Early on, the infant suffered from afflatus: perhaps the beans and beards brigade got in the way. Politicians want to look like statesmen, and the environment gave some of them, perhaps especially Mrs Thatcher and M Mitterrand, just the stage they craved. But there was something more: these were ideas whose time had come, and they arrived in mental soil that had been prepared by 500 years of discussion about man and nature.

As a Foreign Office diplomat, the author has a proper taste for the ironies and machinery of international negotiations. An experienced green haggler, he seems to have gone native enough to bring passion to what might have been an amused and detached observation of the follies of the world.

Instead, he has produced a fair-minded account of the rows over acid rain, population control, the ozone layer, rainforest, bio-diversity and - the big one - global warming. He implies that it is more gratifying that some quite important progress was made than dismaying that more was not done.

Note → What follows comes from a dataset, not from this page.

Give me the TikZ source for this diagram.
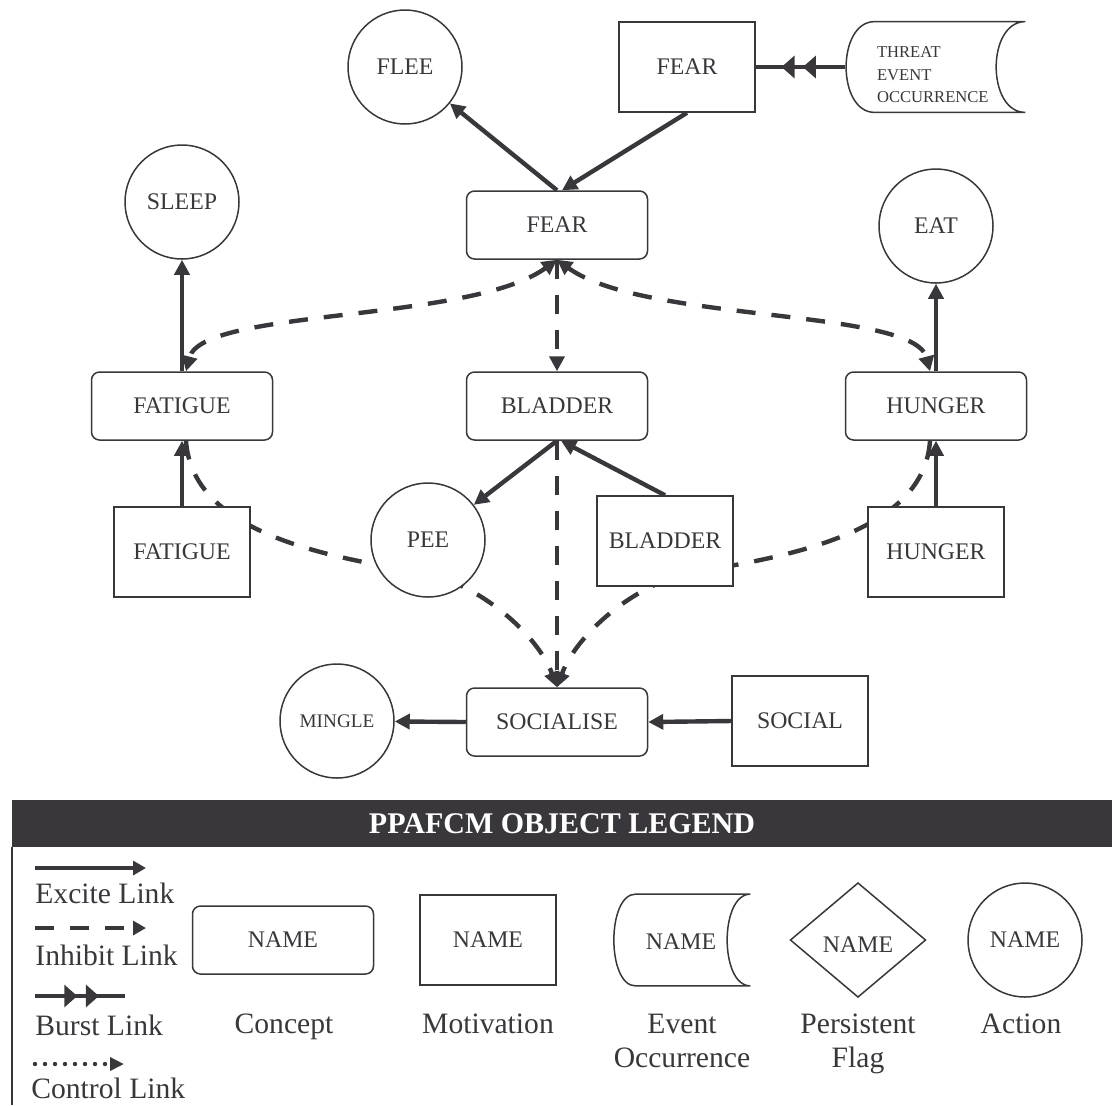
\documentclass[tikz,border=0pt]{standalone}
\usepackage{fontspec}
\setmainfont{Liberation Serif}
\usetikzlibrary{arrows.meta,decorations.markings,calc}
\definecolor{ink}{RGB}{57,55,60}
\pgfdeclarelayer{back}
\pgfsetlayers{back,main}

% curved-left / hollow-right outline of an event-occurrence object
\newcommand\eventoutline[3]{%
  \draw[draw=ink, line width=0.75pt, fill=white]
    ([xshift=#2]#1.north west) -- (#1.north east)
    .. controls ([xshift=-#3]#1.north east) and ([xshift=-#3]#1.south east) .. (#1.south east)
    -- ([xshift=#2]#1.south west)
    .. controls ([xshift=-4pt]#1.south west) and ([xshift=-4pt]#1.north west) .. ([xshift=#2]#1.north west)
    -- cycle;}

\begin{document}
\begin{tikzpicture}[x=0.5pt,y=-0.5pt,
  box/.style={draw=ink, line width=0.75pt, fill=white, text=ink, inner sep=0pt,
              font=\fontsize{11.9pt}{13pt}\selectfont},
  concept/.style={box, rounded corners=4pt, minimum width=90.5pt, minimum height=34pt},
  motiv/.style={box, minimum width=68pt, minimum height=45pt},
  action/.style={box, circle, minimum size=57pt},
  frame/.style={inner sep=0pt, text=ink, font=\fontsize{11.9pt}{13pt}\selectfont},
  excite/.style={draw=ink, line width=2.2pt, -{Triangle[length=7.5pt,width=7.5pt]}},
  inhibit/.style={excite, dash pattern=on 9.5pt off 8pt},
  mutual/.style={inhibit, {Triangle[length=7.5pt,width=7.5pt]}-{Triangle[length=7.5pt,width=7.5pt]}},
  burst/.style={draw=ink, line width=2.2pt, postaction={decorate},
    decoration={markings,
      mark=at position 0.47 with {\arrow{Triangle[length=6.5pt,width=11pt]}},
      mark=at position 0.71 with {\arrow{Triangle[length=6.5pt,width=11pt]}}}},
  caption/.style={text=ink, inner sep=0pt, font=\fontsize{14.8pt}{17pt}\selectfont},
]
\useasboundingbox (0,0) rectangle (1112,1105);

% ---------- objects of the map ----------
\node[action] (flee) at (405,67) {FLEE};
\node[motiv] (fearM) at (687,67) {FEAR};
\node[frame, minimum width=90pt, minimum height=45pt] (threat) at (935,67) {};
\eventoutline{threat}{15pt}{19.5pt}
\node[anchor=north west, align=left, text=ink, inner sep=0pt,
      font=\fontsize{8.3pt}{11.25pt}\selectfont] (threattxt)
      at ([xshift=16pt,yshift=-12.5pt]threat.north west) {THREAT\\EVENT\\OCCURRENCE};

\node[concept] (fearC) at (557,225) {FEAR};
\node[action] (sleep) at (182,202) {SLEEP};
\node[action] (eat) at (936,226) {EAT};

\node[concept] (fatC) at (182,406) {FATIGUE};
\node[concept] (bladC) at (557,406) {BLADDER};
\node[concept] (hunC) at (936,406) {HUNGER};

\node[motiv] (fatM) at (182,552) {FATIGUE};
\node[action] (pee) at (428,540) {PEE};
\node[motiv] (bladM) at (665,541) {BLADDER};
\node[motiv] (hunM) at (936,552) {HUNGER};

\node[concept] (soc) at (557,722) {SOCIALISE};
\node[action, font=\fontsize{9.6pt}{11pt}\selectfont] (mingle) at (337,721) {MINGLE};
\node[motiv] (socM) at (800,721) {SOCIAL};

% bends of the two long inhibit links, hidden behind PEE and BLADDER
\coordinate (lbend) at (420,572);
\coordinate (rbend) at (694,572);

% ---------- links ----------
\begin{pgfonlayer}{back}
  \draw[excite] (fearC.north) -- (flee);
  \draw[excite] (fearM.south) -- ([xshift=2.5pt]fearC.north);
  \draw[burst] (threat.west) -- (fearM.east);

  \draw[excite] (fatC.north) -- (sleep.south);
  \draw[excite] (hunC.north) -- (eat.south);
  \draw[excite] (fatM.north) -- (fatC.south);
  \draw[excite] (hunM.north) -- (hunC.south);

  \draw[mutual] (fearC.south) .. controls +(-87,63) and +(16,-63) .. ([xshift=2pt]fatC.north);
  \draw[mutual] (fearC.south) .. controls +(87,63) and +(-16,-63) .. ([xshift=-3pt]hunC.north);
  \draw[inhibit] (fearC.south) -- (bladC.north);

  \draw[excite] (bladC.south) -- (pee);
  \draw[excite] (bladM.north) -- ([xshift=2pt]bladC.south);
  \draw[inhibit] (bladC.south) -- (soc.north);
  \draw[inhibit] ([xshift=2pt]fatC.south) .. controls +(6,90) and +(-100,-16) .. (lbend)
                 .. controls +(60,11) and +(-19,-52) .. (soc.north);
  \draw[inhibit] ([xshift=-3pt]hunC.south) .. controls +(-6,90) and +(100,-16) .. (rbend)
                 .. controls +(-60,11) and +(19,-52) .. (soc.north);

  \draw[excite] (soc.west) -- (mingle);
  \draw[excite] (socM.west) -- (soc.east);
\end{pgfonlayer}

% ---------- legend ----------
\fill[ink] (12,800) rectangle (1112,847);
\node[text=white, inner sep=0pt, font=\fontsize{15pt}{17pt}\selectfont\bfseries] (title)
  at (562,824) {PPAFCM OBJECT LEGEND};
\draw[ink, line width=0.9pt] (12,847) -- (12,1105);

\coordinate (exA) at (35,868);  \coordinate (exB) at (146,868);
\coordinate (inA) at (35,928);  \coordinate (inB) at (146,928);
\coordinate (buA) at (35,996);  \coordinate (buB) at (125,996);
\coordinate (coA) at (35,1064); \coordinate (coB) at (124,1064);
\draw[draw=ink, line width=2pt, -{Triangle[length=6.5pt,width=7pt]}] (exA) -- (exB);
\draw[draw=ink, line width=2pt, dash pattern=on 9.5pt off 8pt,
      -{Triangle[length=6.5pt,width=7pt]}] (inA) -- (inB);
\draw[burst, line width=2pt] (buA) -- (buB);
\draw[draw=ink, line width=2.2pt, line cap=round, dash pattern=on 0pt off 5pt,
      -{Triangle[length=7pt,width=6.5pt]}] (coA) -- (coB);

\node[caption, anchor=base west] (exT) at (35,903) {Excite Link};
\node[caption, anchor=base west] (inT) at (35,965) {Inhibit Link};
\node[caption, anchor=base west] (buT) at (35,1035) {Burst Link};
\node[caption, anchor=base west] (coT) at (31,1098) {Control Link};

\node[concept] (lconcept) at (283,940) {NAME};
\node[motiv] (lmotiv) at (488,940) {NAME};
\node[frame, minimum width=67.5pt, minimum height=45.5pt] (levent) at (682.5,940) {};
\eventoutline{levent}{10.5pt}{15.5pt}
\node[frame] (leventtxt) at (681,942) {NAME};
\coordinate (ldia) at (858,940);
\draw[draw=ink, line width=0.75pt, fill=white]
  ([xshift=-33.75pt]ldia) -- ([yshift=28.5pt]ldia) -- ([xshift=33.75pt]ldia)
  -- ([yshift=-28.5pt]ldia) -- cycle;
\node[frame] (ldiatxt) at (858,945) {NAME};
\node[action] (laction) at (1025,940) {NAME};

\node[caption, anchor=base] (lc1) at (284,1033) {Concept};
\node[caption, anchor=base] (lm1) at (488,1033) {Motivation};
\node[caption, anchor=base] (le1) at (682,1033) {Event};
\node[caption, anchor=base] (le2) at (682,1067) {Occurrence};
\node[caption, anchor=base] (lp1) at (858,1033) {Persistent};
\node[caption, anchor=base] (lp2) at (858,1067) {Flag};
\node[caption, anchor=base] (la1) at (1021,1033) {Action};
\end{tikzpicture}
\end{document}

He is not quite bold enough - quite inspirational enough - to take the risk of trying to work out why some interesting politicians took the environment seriously. Some of Tony Brenton's best points are in parentheses, which show just how tangled the issues are, and sometimes leave the impression that a less politically correct book is lurking within. Such deficiencies reveal how environment politics and diplomacy are uniquely modern and challenging. It is good to see this account of how one of the oldest professions tried to deal with them.